[Charts and diagrams as code]
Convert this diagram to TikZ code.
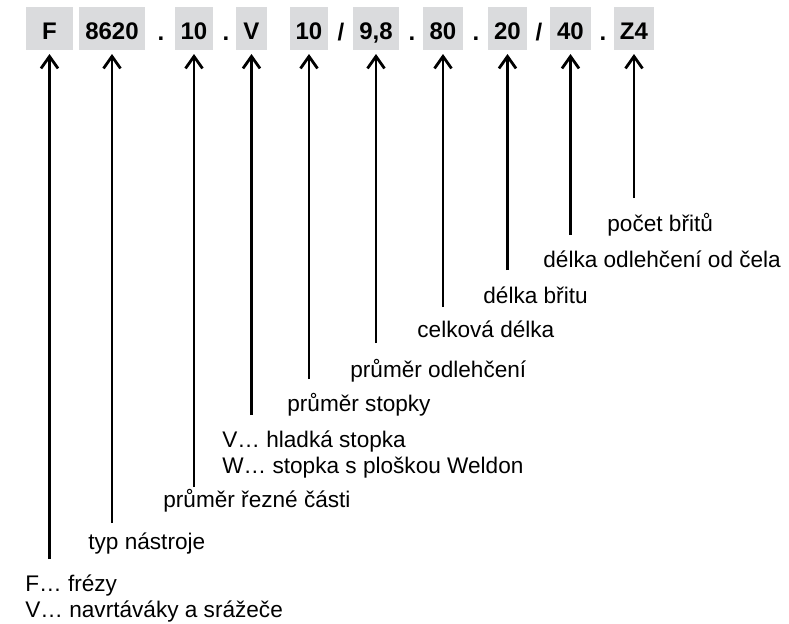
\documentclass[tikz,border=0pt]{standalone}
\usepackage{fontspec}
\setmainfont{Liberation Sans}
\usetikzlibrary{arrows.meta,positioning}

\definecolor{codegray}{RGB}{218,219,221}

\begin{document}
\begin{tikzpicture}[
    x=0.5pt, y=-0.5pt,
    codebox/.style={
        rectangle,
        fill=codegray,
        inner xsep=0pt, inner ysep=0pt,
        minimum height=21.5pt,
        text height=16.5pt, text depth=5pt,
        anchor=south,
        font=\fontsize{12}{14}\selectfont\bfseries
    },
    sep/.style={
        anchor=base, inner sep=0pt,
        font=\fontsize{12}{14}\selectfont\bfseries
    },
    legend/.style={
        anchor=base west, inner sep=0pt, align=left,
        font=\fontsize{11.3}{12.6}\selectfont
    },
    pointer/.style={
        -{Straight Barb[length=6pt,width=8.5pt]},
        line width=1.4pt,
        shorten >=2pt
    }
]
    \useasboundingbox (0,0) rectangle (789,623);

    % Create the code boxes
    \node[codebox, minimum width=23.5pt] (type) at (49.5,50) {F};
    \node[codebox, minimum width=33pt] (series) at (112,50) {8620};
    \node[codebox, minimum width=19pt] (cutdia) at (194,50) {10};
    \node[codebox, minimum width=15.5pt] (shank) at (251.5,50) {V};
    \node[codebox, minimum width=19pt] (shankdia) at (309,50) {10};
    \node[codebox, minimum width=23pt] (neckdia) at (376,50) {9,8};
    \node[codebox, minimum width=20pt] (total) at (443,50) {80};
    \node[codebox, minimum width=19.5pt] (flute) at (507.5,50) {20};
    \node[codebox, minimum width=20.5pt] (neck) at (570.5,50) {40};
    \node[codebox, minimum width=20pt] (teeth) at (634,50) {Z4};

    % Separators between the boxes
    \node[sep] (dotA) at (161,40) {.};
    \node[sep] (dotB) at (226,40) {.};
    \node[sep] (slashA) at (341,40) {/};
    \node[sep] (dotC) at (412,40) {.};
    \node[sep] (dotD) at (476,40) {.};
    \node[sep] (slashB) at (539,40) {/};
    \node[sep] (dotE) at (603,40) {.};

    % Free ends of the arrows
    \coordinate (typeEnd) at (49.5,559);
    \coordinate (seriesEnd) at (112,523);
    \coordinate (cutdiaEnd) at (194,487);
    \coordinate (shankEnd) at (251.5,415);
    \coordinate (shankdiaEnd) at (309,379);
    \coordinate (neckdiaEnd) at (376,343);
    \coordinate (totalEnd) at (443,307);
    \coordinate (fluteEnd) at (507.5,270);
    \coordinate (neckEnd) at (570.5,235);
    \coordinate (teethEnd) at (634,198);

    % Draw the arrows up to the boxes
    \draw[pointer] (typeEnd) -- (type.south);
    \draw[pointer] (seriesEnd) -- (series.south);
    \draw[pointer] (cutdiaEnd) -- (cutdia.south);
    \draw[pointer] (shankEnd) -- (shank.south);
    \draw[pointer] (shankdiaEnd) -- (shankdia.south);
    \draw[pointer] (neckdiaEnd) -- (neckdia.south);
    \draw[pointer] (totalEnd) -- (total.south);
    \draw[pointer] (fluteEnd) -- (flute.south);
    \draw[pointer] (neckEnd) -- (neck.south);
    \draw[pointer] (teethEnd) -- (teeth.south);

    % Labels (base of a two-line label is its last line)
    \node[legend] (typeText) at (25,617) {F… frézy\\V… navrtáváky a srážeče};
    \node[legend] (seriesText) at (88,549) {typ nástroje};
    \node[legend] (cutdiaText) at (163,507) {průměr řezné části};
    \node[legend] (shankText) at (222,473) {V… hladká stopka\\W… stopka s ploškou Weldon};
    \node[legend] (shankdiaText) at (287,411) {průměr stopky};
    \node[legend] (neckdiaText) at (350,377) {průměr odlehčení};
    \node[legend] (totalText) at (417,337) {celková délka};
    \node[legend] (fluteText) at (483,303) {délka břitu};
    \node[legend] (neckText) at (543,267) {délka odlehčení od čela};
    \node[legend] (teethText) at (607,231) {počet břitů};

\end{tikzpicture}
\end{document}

---

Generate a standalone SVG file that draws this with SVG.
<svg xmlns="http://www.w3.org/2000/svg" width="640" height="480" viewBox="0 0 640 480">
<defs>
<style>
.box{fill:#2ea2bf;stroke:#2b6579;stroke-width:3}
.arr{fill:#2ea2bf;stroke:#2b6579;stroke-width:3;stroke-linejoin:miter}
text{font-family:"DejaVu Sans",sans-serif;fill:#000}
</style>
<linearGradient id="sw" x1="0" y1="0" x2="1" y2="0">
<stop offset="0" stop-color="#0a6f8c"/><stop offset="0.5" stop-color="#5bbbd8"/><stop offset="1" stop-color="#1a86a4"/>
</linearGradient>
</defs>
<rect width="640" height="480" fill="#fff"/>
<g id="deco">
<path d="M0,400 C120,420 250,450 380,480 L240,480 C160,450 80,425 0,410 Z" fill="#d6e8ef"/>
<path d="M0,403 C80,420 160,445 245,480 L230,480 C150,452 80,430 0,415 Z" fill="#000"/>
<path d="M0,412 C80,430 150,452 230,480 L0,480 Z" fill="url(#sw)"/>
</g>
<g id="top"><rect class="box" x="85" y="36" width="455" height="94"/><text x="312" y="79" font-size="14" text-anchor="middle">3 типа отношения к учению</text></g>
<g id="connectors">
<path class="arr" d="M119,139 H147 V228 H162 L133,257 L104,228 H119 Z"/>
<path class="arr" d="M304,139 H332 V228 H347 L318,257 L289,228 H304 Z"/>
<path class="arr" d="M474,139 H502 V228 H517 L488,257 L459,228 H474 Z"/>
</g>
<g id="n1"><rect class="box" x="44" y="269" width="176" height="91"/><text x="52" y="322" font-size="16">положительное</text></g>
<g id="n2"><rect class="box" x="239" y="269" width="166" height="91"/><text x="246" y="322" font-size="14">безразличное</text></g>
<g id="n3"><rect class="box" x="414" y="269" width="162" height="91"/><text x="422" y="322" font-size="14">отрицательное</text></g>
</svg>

CHALLENGE. Leave out the pictures and quote exactly the lines from the one where "Convert this diagram to TikZ code." appears to the one where "(dotE) at (603,40)" appears, both ends counted.

TASK SOLUTION.
Convert this diagram to TikZ code.
\documentclass[tikz,border=0pt]{standalone}
\usepackage{fontspec}
\setmainfont{Liberation Sans}
\usetikzlibrary{arrows.meta,positioning}

\definecolor{codegray}{RGB}{218,219,221}

\begin{document}
\begin{tikzpicture}[
    x=0.5pt, y=-0.5pt,
    codebox/.style={
        rectangle,
        fill=codegray,
        inner xsep=0pt, inner ysep=0pt,
        minimum height=21.5pt,
        text height=16.5pt, text depth=5pt,
        anchor=south,
        font=\fontsize{12}{14}\selectfont\bfseries
    },
    sep/.style={
        anchor=base, inner sep=0pt,
        font=\fontsize{12}{14}\selectfont\bfseries
    },
    legend/.style={
        anchor=base west, inner sep=0pt, align=left,
        font=\fontsize{11.3}{12.6}\selectfont
    },
    pointer/.style={
        -{Straight Barb[length=6pt,width=8.5pt]},
        line width=1.4pt,
        shorten >=2pt
    }
]
    \useasboundingbox (0,0) rectangle (789,623);

    % Create the code boxes
    \node[codebox, minimum width=23.5pt] (type) at (49.5,50) {F};
    \node[codebox, minimum width=33pt] (series) at (112,50) {8620};
    \node[codebox, minimum width=19pt] (cutdia) at (194,50) {10};
    \node[codebox, minimum width=15.5pt] (shank) at (251.5,50) {V};
    \node[codebox, minimum width=19pt] (shankdia) at (309,50) {10};
    \node[codebox, minimum width=23pt] (neckdia) at (376,50) {9,8};
    \node[codebox, minimum width=20pt] (total) at (443,50) {80};
    \node[codebox, minimum width=19.5pt] (flute) at (507.5,50) {20};
    \node[codebox, minimum width=20.5pt] (neck) at (570.5,50) {40};
    \node[codebox, minimum width=20pt] (teeth) at (634,50) {Z4};

    % Separators between the boxes
    \node[sep] (dotA) at (161,40) {.};
    \node[sep] (dotB) at (226,40) {.};
    \node[sep] (slashA) at (341,40) {/};
    \node[sep] (dotC) at (412,40) {.};
    \node[sep] (dotD) at (476,40) {.};
    \node[sep] (slashB) at (539,40) {/};
    \node[sep] (dotE) at (603,40) {.};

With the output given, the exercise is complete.